Observation of fractional vortices and π phases in Josephson junctions involving periodic magnetic layers

Characteristics of $\mathrm{SN}{(\mathrm{F}/\mathrm{N})}_{n}\mathrm{IN}{(\mathrm{F}/\mathrm{N})}_{m}\mathrm{S}$ Josephson junctions with $n, m=1$ to 3 are reported. Here, S is a superconductor (Nb), F is a magnetic material (nickel), nitrogen is a nonmagnetic metal (aluminum), and I is an insulator $(\mathrm{Al}/\mathrm{Al}{\mathrm{O}}_{\mathrm{x}})$. The devices with $n=m=1$ and $n=1, m=2$ display critical current versus magnetic field $[{I}_{\mathrm{c}}(H)]$ dependences that imply the appearance of fractional magnetic vortices in the junction, corresponding to a half of the flux quantum.

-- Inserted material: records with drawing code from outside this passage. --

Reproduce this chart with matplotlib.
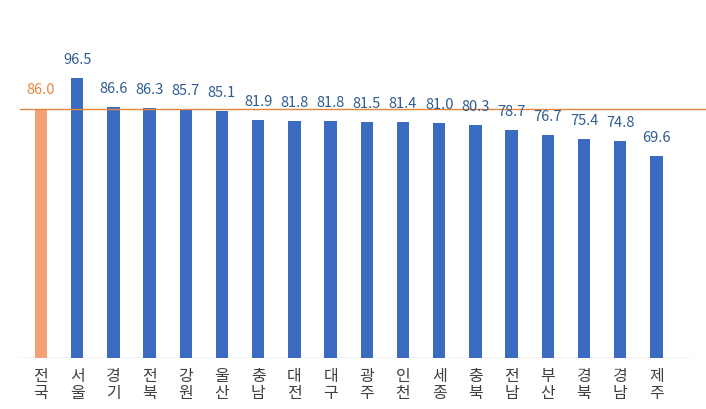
import matplotlib.pyplot as plt

plt.rcParams['font.family'] = ['Noto Sans CJK KR', 'DejaVu Sans']

regions = ['전국', '서울', '경기', '전북', '강원', '울산', '충남', '대전', '대구',
           '광주', '인천', '세종', '충북', '전남', '부산', '경북', '경남', '제주']
values = [86.0, 96.5, 86.6, 86.3, 85.7, 85.1, 81.9, 81.8, 81.8,
          81.5, 81.4, 81.0, 80.3, 78.7, 76.7, 75.4, 74.8, 69.6]

blue = '#3A6BC0'
label_blue = '#2F5C8F'
orange = '#F5A173'
line_orange = '#E8853D'

fig = plt.figure(figsize=(7.06, 4.09), dpi=100)
ax = fig.add_axes([0, 51/409, 1, 358/409])
ax.set_xlim(-41/36.2, (706-41)/36.2)
ax.set_ylim(0, 123.4)
ax.axis('off')

x = list(range(len(regions)))
colors = [orange] + [blue]*(len(regions)-1)
ax.bar(x, values, width=0.34, color=colors, zorder=2)

ax.axhline(values[0], xmin=20/706, xmax=1, color=line_orange, lw=1, zorder=3)
ax.axhline(0, xmin=20/706, xmax=690/706, color='#BFBFBF', lw=1, zorder=1)

for i, v in enumerate(values):
    c = line_orange if i == 0 else label_blue
    ax.annotate(f'{v:.1f}', (i, v), xytext=(0, 13), textcoords='offset points',
                ha='center', va='center', fontsize=10.5, color=c)
    ax.text(i, -3.5, '\n'.join(regions[i]), ha='center', va='top',
            fontsize=11.5, color='#404040', linespacing=1.0)

fig.savefig('out.png', dpi=100)
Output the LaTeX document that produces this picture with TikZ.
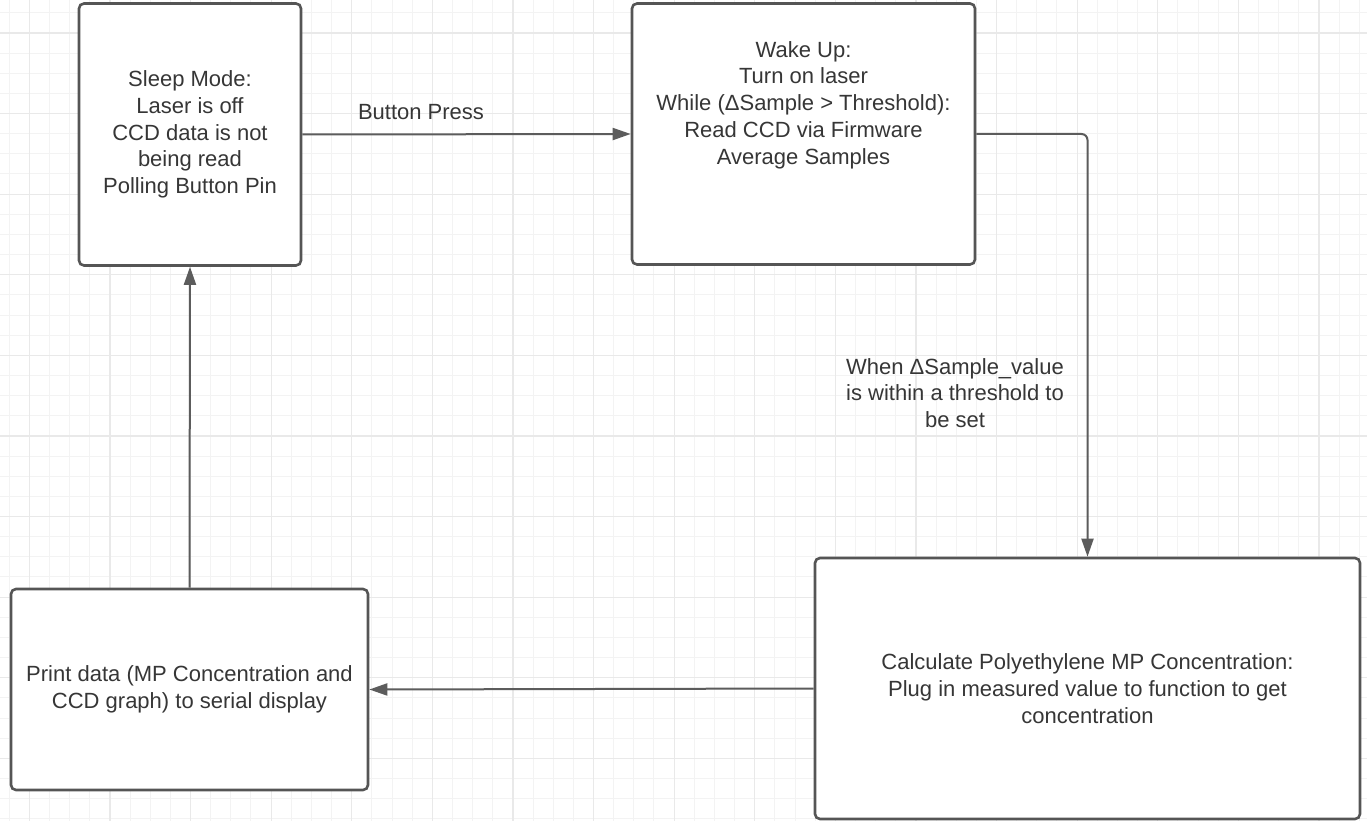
\documentclass[tikz,border=0pt]{standalone}
\usepackage{fontspec}
\setmainfont{Liberation Sans}
\usetikzlibrary{arrows.meta}
\definecolor{edgegrey}{HTML}{555555}
\definecolor{linkgrey}{HTML}{5C5C5C}
\definecolor{inkgrey}{HTML}{363636}
\definecolor{gridminor}{HTML}{F3F3F3}
\definecolor{gridmajor}{HTML}{E9E9E9}
\begin{document}
\begin{tikzpicture}[x=1pt,y=-1pt,
  statebox/.style={draw=edgegrey, line width=2.6pt, fill=white,
    rounded corners=5pt, inner sep=0pt, align=center,
    text=inkgrey, font=\fontsize{22}{26.7}\selectfont},
  plaintext/.style={inner sep=0pt, align=center, text=inkgrey,
    font=\fontsize{22}{26.7}\selectfont},
  link/.style={draw=linkgrey, line width=2pt,
    -{Triangle[length=18pt,width=12pt]}}]
  % canvas and grid
  \fill[white] (0,0) rectangle (1367,821);
  \useasboundingbox (0,0) rectangle (1367,821);
  \foreach \k in {0,...,67} {
    \draw[gridminor, line width=1pt] ({9.15+20.15*\k},0) -- ({9.15+20.15*\k},821);
  }
  \foreach \k in {0,...,40} {
    \draw[gridminor, line width=1pt] (0,{12.75+20.15*\k}) -- (1367,{12.75+20.15*\k});
  }
  \foreach \k in {0,...,16} {
    \draw[gridmajor, line width=1.2pt] ({29.3+80.6*\k},0) -- ({29.3+80.6*\k},821);
  }
  \foreach \k in {0,...,9} {
    \draw[gridmajor, line width=1.2pt] (0,{33+80.6*\k}) -- (1367,{33+80.6*\k});
  }

  % states
  \node[statebox, minimum width=222pt, minimum height=262pt] (sleep) at (190,134.5)
    {Sleep Mode:\\Laser is off\\CCD data is not\\being read\\Polling Button Pin};
  \node[statebox, minimum width=343pt, minimum height=261pt] (wake) at (803.5,134) {};
  \node[plaintext] (waketext) at (803.5,105)
    {Wake Up:\\Turn on laser\\While (ΔSample > Threshold):\\Read CCD via Firmware\\Average Samples};
  \node[statebox, minimum width=545pt, minimum height=261pt] (calc) at (1087.5,688.5)
    {Calculate Polyethylene MP Concentration:\\Plug in measured value to function to get\\concentration};
  \node[statebox, minimum width=357pt, minimum height=201pt] (print) at (189.5,689.5)
    {Print data (MP Concentration and\\CCD graph) to serial display};

  % transitions
  \draw[link] (sleep.east) -- (wake.west);
  \node[plaintext] (presslabel) at (421,112) {Button Press};
  \draw[link, rounded corners=6pt] (wake.east) -| (calc.north);
  \node[plaintext] (settlelabel) at (955,393)
    {When ΔSample\_value\\is within a threshold to\\be set};
  \draw[link] (calc.west) -- (print.east);
  \draw[link] (print.north) -- (sleep.south);
\end{tikzpicture}
\end{document}
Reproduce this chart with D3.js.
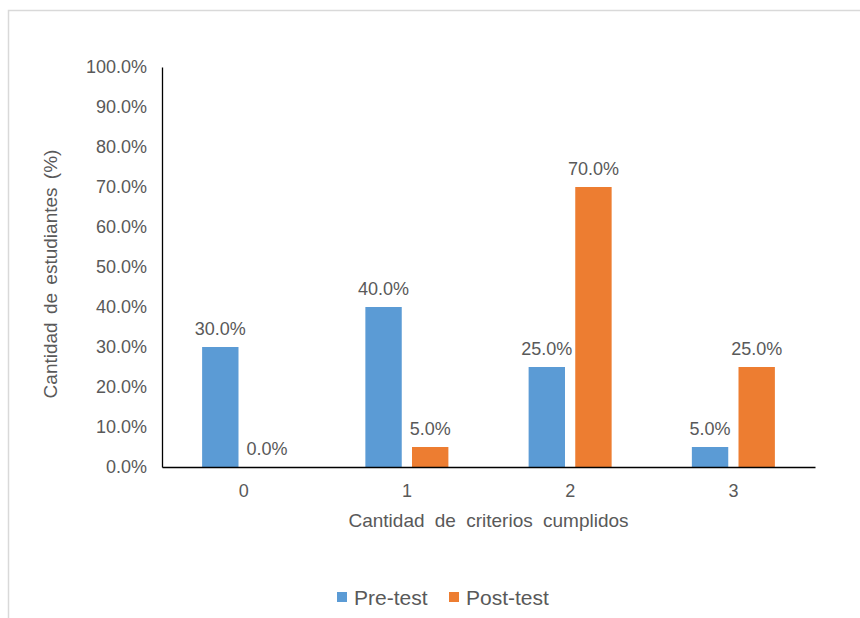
<!DOCTYPE html>
<html>
<head>
<meta charset="utf-8">
<script src="https://cdn.jsdelivr.net/npm/d3@7/dist/d3.min.js"></script>
<style>
  html, body { margin: 0; padding: 0; background: #fff; }
  svg { display: block; }
  text { font-family: "Liberation Sans", Arial, sans-serif; fill: #595959; }
</style>
</head>
<body>
<svg id="chart" width="860" height="618"></svg>
<script>
const categories = ["0", "1", "2", "3"];
const seriesNames = ["Pre-test", "Post-test"];
const preTest = [30, 40, 25, 5];
const postTest = [0, 5, 70, 25];
const yTicks = [0, 10, 20, 30, 40, 50, 60, 70, 80, 90, 100];
const colors = ["#5B9BD5", "#ED7D31"];

(function () {
const svg = d3.select("#chart");
const plotLeft = 162, plotRight = 815, plotTop = 67, plotBottom = 467;

// frame
svg.append("rect").attr("x", 8.5).attr("y", 10.5).attr("width", 900).attr("height", 700)
  .attr("fill", "none").attr("stroke", "#d9d9d9").attr("stroke-width", 1.5);

const x0 = d3.scaleBand().domain(categories).range([plotLeft, plotRight]).paddingInner(0).paddingOuter(0);
const x1 = d3.scaleBand().domain(seriesNames).range([0, x0.bandwidth()]).paddingInner(0.22).paddingOuter(0.86);
const y = d3.scaleLinear().domain([0, 100]).range([plotBottom, plotTop]);

const data = categories.map((c, i) => ({cat: c, values: [
  {s: seriesNames[0], v: preTest[i], c: colors[0]},
  {s: seriesNames[1], v: postTest[i], c: colors[1]}
]}));

const groups = svg.append("g").selectAll("g").data(data).join("g")
  .attr("transform", d => `translate(${x0(d.cat)},0)`);

groups.selectAll("rect").data(d => d.values).join("rect")
  .attr("x", d => x1(d.s))
  .attr("y", d => y(d.v))
  .attr("width", x1.bandwidth())
  .attr("height", d => y(0) - y(d.v))
  .attr("fill", d => d.c);

groups.selectAll("text.lbl").data(d => d.values).join("text")
  .attr("class", "lbl")
  .attr("x", d => x1(d.s) + x1.bandwidth() / 2)
  .attr("y", d => y(d.v) - 12)
  .attr("text-anchor", "middle")
  .style("font-size", "18px")
  .text(d => d.v.toFixed(1) + "%");

// y axis
const yAxis = d3.axisLeft(y).tickValues(yTicks).tickSize(0).tickPadding(15)
  .tickFormat(d => d.toFixed(1) + "%");
const gy = svg.append("g").attr("transform", `translate(${plotLeft},0)`).call(yAxis);
gy.select(".domain").attr("stroke", "#000").attr("stroke-width", 1.3);
gy.selectAll("text").style("font-size", "18px").attr("fill", "#595959")
  .style("font-family", '"Liberation Sans", Arial, sans-serif');

// x axis
const xAxis = d3.axisBottom(x0).tickSize(0).tickPadding(17);
const gx = svg.append("g").attr("transform", `translate(0,${plotBottom})`).call(xAxis);
gx.select(".domain").attr("stroke", "#000").attr("stroke-width", 1.3);
gx.selectAll("text").style("font-size", "18px").attr("fill", "#595959")
  .style("font-family", '"Liberation Sans", Arial, sans-serif');

// axis titles
svg.append("text")
  .attr("x", (plotLeft + plotRight) / 2 + 0).attr("y", 527)
  .attr("text-anchor", "middle")
  .style("font-size", "19px").style("word-spacing", "5px")
  .text("Cantidad de criterios cumplidos");

svg.append("text")
  .attr("transform", `translate(57,${(plotTop + plotBottom) / 2 + 7}) rotate(-90)`)
  .attr("text-anchor", "middle")
  .style("font-size", "19px").style("word-spacing", "3px")
  .text("Cantidad de estudiantes (%)");

// legend
const legend = svg.append("g");
const legendItems = [
  {name: seriesNames[0], color: colors[0], x: 337},
  {name: seriesNames[1], color: colors[1], x: 449}
];
const li = legend.selectAll("g").data(legendItems).join("g")
  .attr("transform", d => `translate(${d.x},592)`);
li.append("rect").attr("width", 10).attr("height", 10).attr("fill", d => d.color);
li.append("text").attr("x", 17).attr("y", 13).style("font-size", "21px").text(d => d.name);
})();
</script>
</body>
</html>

Stochastic switching between the two half-vortex polarities with emission of an integer vortex was observed. In the devices with $n=m=3$, a typical ${I}_{\mathrm{c}}(H)$ dependence consists of a background current with a large modulation period, and a Fraunhofer-like pattern with a small modulation period on top of the background current. The Fraunhofer-like pattern may be completely or partially inverted; in these states, there is a component of the Josephson current flowing against the bias current, indicating the presence of the $\ensuremath{\pi}$ phase in the junction. The experiments give evidence that switching between the zero and $\ensuremath{\pi}$ states can, potentially, be magnetically controlled.